The Guardian reports on Californian water officials have proceeded to stop Nestlé from siphoning millions of gallons of water out from the Californian forest of San Bernardino, which it bottles and sells as Arrowhead brand water.
The decision came in response to the severe drought conditions worsening across the state. If the state water board approves the order against Nestle’s water bottling company Blue Triton, they could face fines of up to $1,000 a day or up to $10,000 a day if a drought is declared in the area of siphoning.
A draft cease-and-desist order, which requires approval from the California Water Resources Control Board, is the latest development in the battle between Nestlé and local environmentalists. The order comes two months after the company sold its US and Canada-based water brands to two equity firms for $4.3bn. Before the sale, Nestlé Waters North America was the largest bottled water company in the nation, paying the Forest Service a permit fee of $2,100 per year while siphoning its water for free.

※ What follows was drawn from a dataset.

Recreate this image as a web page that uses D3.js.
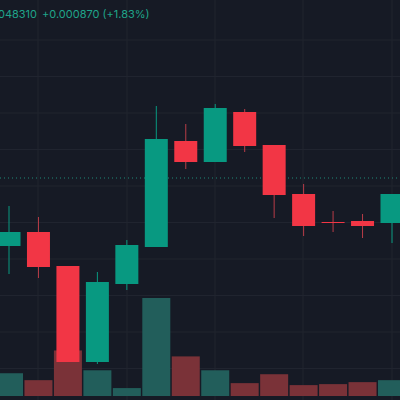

Nestlé maintains that it has the rights to the water spring dating back to 1865, but officials claim that officials cannot easily challenge the company’s rights to the creek water before 1914.
A 2017 investigation found that they drew 58m gallons surpassing the company claims that they are only drawing 2.3 gallons per year. According to the Story of Stuff Project, an environmental group fighting the cause to stop Nestlé’s operations, claim the company has siphoned on average 25 times as much water as they are permitted.
Excessive siphoning carried out by the bottled water companies in the Santa Ana river networks has the potential to threaten the available drinking water for 75,000 residents and cause environmental harm to the local wildlife.
Much of the western US is facing extreme drought conditions. Californian Governor Gavin Newsom, has declared a regional drought emergency, with the climate crisis bringing hotter and drier conditions, leaving the state more vulnerable to water shortages and wildfires.
The company are facing similar fights in Oregon, Pennsylvania, Maine and Michigan, with conservationists accusing Nestlé of lobbying local and federal officials.
Amanda Frye, a key activist who has been supporting the state official’s research on Nestlé’s activities praised the draft order, but stated that “we still have a long way to go in protecting the forest”.